* _AIM OF THE EXERCISE_: Repeat every line exactly, keeping the pictures out of the copy.

#### RAW DATA

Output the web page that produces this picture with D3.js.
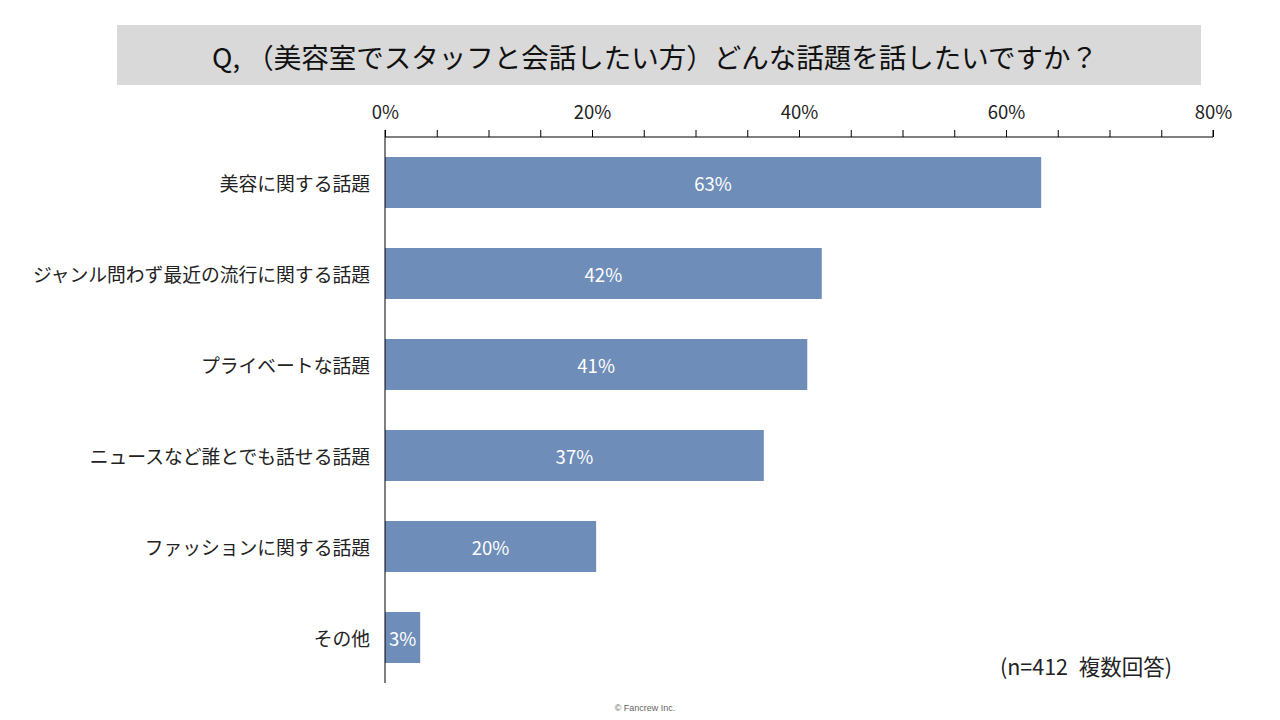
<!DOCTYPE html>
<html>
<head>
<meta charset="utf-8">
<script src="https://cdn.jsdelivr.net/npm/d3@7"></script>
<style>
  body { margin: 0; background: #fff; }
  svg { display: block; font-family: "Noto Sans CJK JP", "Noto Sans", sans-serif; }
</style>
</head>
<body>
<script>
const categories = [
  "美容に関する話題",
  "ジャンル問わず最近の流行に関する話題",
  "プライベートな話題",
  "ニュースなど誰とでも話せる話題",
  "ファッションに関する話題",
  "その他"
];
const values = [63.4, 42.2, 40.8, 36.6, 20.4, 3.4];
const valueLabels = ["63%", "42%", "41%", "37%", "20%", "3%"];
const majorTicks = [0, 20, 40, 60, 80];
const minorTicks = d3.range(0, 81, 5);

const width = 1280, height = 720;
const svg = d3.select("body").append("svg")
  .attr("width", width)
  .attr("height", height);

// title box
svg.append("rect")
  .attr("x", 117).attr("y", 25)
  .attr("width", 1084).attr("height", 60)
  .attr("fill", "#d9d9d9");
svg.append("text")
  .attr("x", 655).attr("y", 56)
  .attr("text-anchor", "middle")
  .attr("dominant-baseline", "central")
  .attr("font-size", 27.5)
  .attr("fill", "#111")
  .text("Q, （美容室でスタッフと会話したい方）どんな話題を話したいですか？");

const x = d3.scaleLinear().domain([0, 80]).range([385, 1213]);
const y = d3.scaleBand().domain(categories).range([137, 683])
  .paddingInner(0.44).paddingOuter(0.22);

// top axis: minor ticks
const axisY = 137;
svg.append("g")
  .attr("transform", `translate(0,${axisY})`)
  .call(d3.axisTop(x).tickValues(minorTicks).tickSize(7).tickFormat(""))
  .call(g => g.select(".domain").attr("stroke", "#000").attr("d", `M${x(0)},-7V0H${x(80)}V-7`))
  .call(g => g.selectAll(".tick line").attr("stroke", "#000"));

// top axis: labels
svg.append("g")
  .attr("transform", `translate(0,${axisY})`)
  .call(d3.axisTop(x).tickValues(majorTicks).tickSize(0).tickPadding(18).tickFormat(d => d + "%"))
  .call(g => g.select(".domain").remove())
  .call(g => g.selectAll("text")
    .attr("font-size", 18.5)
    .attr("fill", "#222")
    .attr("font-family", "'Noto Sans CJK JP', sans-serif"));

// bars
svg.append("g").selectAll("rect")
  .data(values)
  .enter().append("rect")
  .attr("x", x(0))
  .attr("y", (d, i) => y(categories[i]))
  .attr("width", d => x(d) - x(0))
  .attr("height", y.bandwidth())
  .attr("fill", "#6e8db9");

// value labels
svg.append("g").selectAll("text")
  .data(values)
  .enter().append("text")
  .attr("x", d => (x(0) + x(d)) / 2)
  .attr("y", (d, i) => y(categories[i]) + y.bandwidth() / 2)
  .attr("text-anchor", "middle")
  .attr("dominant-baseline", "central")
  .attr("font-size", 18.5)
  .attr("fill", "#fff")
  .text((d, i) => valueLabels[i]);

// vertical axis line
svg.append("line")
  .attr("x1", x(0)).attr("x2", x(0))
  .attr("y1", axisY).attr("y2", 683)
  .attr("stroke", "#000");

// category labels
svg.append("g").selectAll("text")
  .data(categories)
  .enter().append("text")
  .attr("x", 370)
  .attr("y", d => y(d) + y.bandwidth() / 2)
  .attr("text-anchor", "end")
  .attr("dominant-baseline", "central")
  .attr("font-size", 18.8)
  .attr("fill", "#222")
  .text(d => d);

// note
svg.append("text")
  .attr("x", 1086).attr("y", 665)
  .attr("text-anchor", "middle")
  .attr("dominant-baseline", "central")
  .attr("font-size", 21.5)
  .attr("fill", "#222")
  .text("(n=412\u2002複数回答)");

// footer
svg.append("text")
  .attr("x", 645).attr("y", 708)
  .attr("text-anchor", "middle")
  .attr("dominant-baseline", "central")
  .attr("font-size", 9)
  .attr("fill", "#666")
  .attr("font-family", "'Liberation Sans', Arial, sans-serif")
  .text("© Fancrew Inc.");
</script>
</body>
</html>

########

* _COMPLETED EXERCISE_:
Output the web page that produces this picture with D3.js.
<!DOCTYPE html>
<html>
<head>
<meta charset="utf-8">
<script src="https://cdn.jsdelivr.net/npm/d3@7"></script>
<style>
  body { margin: 0; background: #fff; }
  svg { display: block; font-family: "Noto Sans CJK JP", "Noto Sans", sans-serif; }
</style>
</head>
<body>
<script>
const categories = [
  "美容に関する話題",
  "ジャンル問わず最近の流行に関する話題",
  "プライベートな話題",
  "ニュースなど誰とでも話せる話題",
  "ファッションに関する話題",
  "その他"
];
const values = [63.4, 42.2, 40.8, 36.6, 20.4, 3.4];
const valueLabels = ["63%", "42%", "41%", "37%", "20%", "3%"];
const majorTicks = [0, 20, 40, 60, 80];
const minorTicks = d3.range(0, 81, 5);

const width = 1280, height = 720;
const svg = d3.select("body").append("svg")
  .attr("width", width)
  .attr("height", height);

// title box
svg.append("rect")
  .attr("x", 117).attr("y", 25)
  .attr("width", 1084).attr("height", 60)
  .attr("fill", "#d9d9d9");
svg.append("text")
  .attr("x", 655).attr("y", 56)
  .attr("text-anchor", "middle")
  .attr("dominant-baseline", "central")
  .attr("font-size", 27.5)
  .attr("fill", "#111")
  .text("Q, （美容室でスタッフと会話したい方）どんな話題を話したいですか？");

const x = d3.scaleLinear().domain([0, 80]).range([385, 1213]);
const y = d3.scaleBand().domain(categories).range([137, 683])
  .paddingInner(0.44).paddingOuter(0.22);

// top axis: minor ticks
const axisY = 137;
svg.append("g")
  .attr("transform", `translate(0,${axisY})`)
  .call(d3.axisTop(x).tickValues(minorTicks).tickSize(7).tickFormat(""))
  .call(g => g.select(".domain").attr("stroke", "#000").attr("d", `M${x(0)},-7V0H${x(80)}V-7`))
  .call(g => g.selectAll(".tick line").attr("stroke", "#000"));

// top axis: labels
svg.append("g")
  .attr("transform", `translate(0,${axisY})`)
  .call(d3.axisTop(x).tickValues(majorTicks).tickSize(0).tickPadding(18).tickFormat(d => d + "%"))
  .call(g => g.select(".domain").remove())
  .call(g => g.selectAll("text")
    .attr("font-size", 18.5)
    .attr("fill", "#222")
    .attr("font-family", "'Noto Sans CJK JP', sans-serif"));

// bars
svg.append("g").selectAll("rect")
  .data(values)
  .enter().append("rect")
  .attr("x", x(0))
  .attr("y", (d, i) => y(categories[i]))
  .attr("width", d => x(d) - x(0))
  .attr("height", y.bandwidth())
  .attr("fill", "#6e8db9");

// value labels
svg.append("g").selectAll("text")
  .data(values)
  .enter().append("text")
  .attr("x", d => (x(0) + x(d)) / 2)
  .attr("y", (d, i) => y(categories[i]) + y.bandwidth() / 2)
  .attr("text-anchor", "middle")
  .attr("dominant-baseline", "central")
  .attr("font-size", 18.5)
  .attr("fill", "#fff")
  .text((d, i) => valueLabels[i]);

// vertical axis line
svg.append("line")
  .attr("x1", x(0)).attr("x2", x(0))
  .attr("y1", axisY).attr("y2", 683)
  .attr("stroke", "#000");

// category labels
svg.append("g").selectAll("text")
  .data(categories)
  .enter().append("text")
  .attr("x", 370)
  .attr("y", d => y(d) + y.bandwidth() / 2)
  .attr("text-anchor", "end")
  .attr("dominant-baseline", "central")
  .attr("font-size", 18.8)
  .attr("fill", "#222")
  .text(d => d);

// note
svg.append("text")
  .attr("x", 1086).attr("y", 665)
  .attr("text-anchor", "middle")
  .attr("dominant-baseline", "central")
  .attr("font-size", 21.5)
  .attr("fill", "#222")
  .text("(n=412\u2002複数回答)");

// footer
svg.append("text")
  .attr("x", 645).attr("y", 708)
  .attr("text-anchor", "middle")
  .attr("dominant-baseline", "central")
  .attr("font-size", 9)
  .attr("fill", "#666")
  .attr("font-family", "'Liberation Sans', Arial, sans-serif")
  .text("© Fancrew Inc.");
</script>
</body>
</html>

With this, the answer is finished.